Les deux artistes présentent leur duo comme une promenade dans différents styles rythmiques. Les rythmes seront parfois soutenus. Comme pour Wheels, le titre éponyme de leur deuxième album avec des influences qui rappellent le Bop. Le morceau est plus jazz avec du relief dans les enchainements de mélodies. Le voyage musical se poursuit sur le continent africain avec un titre qui évoque la forêt congolaise. Laurent de Wilde le qualifie de « rythme sportif ». De même, sur Poulet Bicyclette, titre évoquant la Côte d’Ivoire le rythme rappelle le stride et le ragtime. Ici, les deux amis se passent la mélodie comme on joue en se passant une balle. Sur l’introduction d’un autre morceau avec un thème enjoué, un décalage d’octave entre le jeu des deux artistes donne de la profondeur à la rythmique. Ray Lema qualifie son partenaire musical « d’espiègle », il dira que leur musique reflète un jeu d’adulte et d’enfant à la fois. Il définit le piano comme une invention occidentale qui grâce aux demi-tons et à l’échelle chromatique permet de tricher avec la nature.
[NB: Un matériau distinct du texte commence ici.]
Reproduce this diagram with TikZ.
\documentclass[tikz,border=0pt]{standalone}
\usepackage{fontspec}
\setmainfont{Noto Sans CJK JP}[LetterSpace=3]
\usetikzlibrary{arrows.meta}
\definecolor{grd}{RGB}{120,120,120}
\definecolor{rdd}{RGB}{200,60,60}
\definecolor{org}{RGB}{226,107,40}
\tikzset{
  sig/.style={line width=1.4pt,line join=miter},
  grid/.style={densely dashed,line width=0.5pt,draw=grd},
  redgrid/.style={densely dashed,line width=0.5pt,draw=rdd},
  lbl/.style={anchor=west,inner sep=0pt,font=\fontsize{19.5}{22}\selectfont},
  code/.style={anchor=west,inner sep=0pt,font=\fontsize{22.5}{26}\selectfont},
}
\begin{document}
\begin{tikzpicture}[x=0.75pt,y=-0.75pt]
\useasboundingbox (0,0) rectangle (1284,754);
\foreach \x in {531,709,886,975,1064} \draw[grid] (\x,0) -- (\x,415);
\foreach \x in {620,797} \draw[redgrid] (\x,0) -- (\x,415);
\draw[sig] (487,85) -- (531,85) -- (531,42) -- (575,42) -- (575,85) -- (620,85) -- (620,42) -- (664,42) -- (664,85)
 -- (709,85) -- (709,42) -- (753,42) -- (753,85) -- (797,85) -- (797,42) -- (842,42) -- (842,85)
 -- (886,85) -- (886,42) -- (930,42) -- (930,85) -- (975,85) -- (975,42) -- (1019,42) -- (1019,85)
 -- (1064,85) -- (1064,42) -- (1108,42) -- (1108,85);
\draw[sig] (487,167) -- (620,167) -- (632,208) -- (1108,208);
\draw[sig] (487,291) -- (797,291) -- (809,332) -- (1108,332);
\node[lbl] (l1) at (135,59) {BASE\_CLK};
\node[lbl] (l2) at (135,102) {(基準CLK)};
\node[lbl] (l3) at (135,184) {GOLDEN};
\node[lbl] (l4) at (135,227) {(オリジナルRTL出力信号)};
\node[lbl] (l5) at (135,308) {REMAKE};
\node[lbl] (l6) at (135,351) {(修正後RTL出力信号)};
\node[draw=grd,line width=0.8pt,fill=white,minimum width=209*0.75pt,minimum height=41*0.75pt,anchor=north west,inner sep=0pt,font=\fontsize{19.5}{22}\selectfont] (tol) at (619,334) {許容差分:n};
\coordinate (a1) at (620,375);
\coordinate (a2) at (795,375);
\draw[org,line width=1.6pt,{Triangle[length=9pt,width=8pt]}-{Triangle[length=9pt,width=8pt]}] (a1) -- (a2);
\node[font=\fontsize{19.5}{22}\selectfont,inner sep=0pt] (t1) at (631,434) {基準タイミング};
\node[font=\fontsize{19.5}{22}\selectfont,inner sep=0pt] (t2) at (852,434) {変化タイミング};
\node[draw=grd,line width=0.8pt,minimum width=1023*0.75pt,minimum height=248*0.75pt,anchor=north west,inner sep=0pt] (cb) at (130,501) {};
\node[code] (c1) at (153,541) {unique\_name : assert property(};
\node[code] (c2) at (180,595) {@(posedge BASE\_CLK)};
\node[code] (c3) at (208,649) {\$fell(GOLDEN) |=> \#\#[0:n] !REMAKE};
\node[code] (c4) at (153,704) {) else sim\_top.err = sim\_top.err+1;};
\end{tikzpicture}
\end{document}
Les rythmes peuvent aussi être doux et calmes. Avec Abyssinight, les notes d’introduction évoquent les pépiements d’oiseaux. Puis les accords entament un dialogue entre la mélodie et le rythme. L’un des pianistes entre avec la mélodie dans la rythmique de l’autre et les rôles s’inversent. Les regards sont à présent soutenus lorsque le thème est relancé. Sur Liane et banian, qui évoque un végétal africain, l’un des pianistes ponctue les phrases musicales de l’autre, et inversement. Parfois l’un commence une phrase musicale que l’autre termine. Avec ces réponses dans l’échange le rythme souligne la mélodie. Avec le titre Fantani, en hommage à la chanteuse malienne Fantani Touré, l’esprit de l’Afrique prend toute sa dimension. Laurent de Wilde modifie l’accordage de son piano pour que la sonorité se rapproche de celle d’un instrument africain comme le Balafon. Cette fois, le relief musical est accentué entre les échanges de mélodies des deux pianos. Cela augmente l’émotion de cette balade.

C’est sur un rappel avec Saka salsa qui mêle à présent la rumba et la salsa, le Congo et le swing Cubain que s’achève notre voyage musical par un dialogue mélodique ensoleillé. Les phrases musicales sont enchevêtrées tout au long du set comme un tissage et un tricotage mélodique. Les harmonies complexes rendent fluide avec beaucoup de finesse et de délicatesse les échanges mélodiques et rythmiques. C’est un dialogue musical direct, sans verbiage, avec un soutien permanent de l’un à l’autre des deux musiciens. Les regards attentifs sont la preuve qu’il existe une véritable écoute réciproque entre ces deux âmes connectées, qui mettent beaucoup de spiritualité dans leur passion musicale.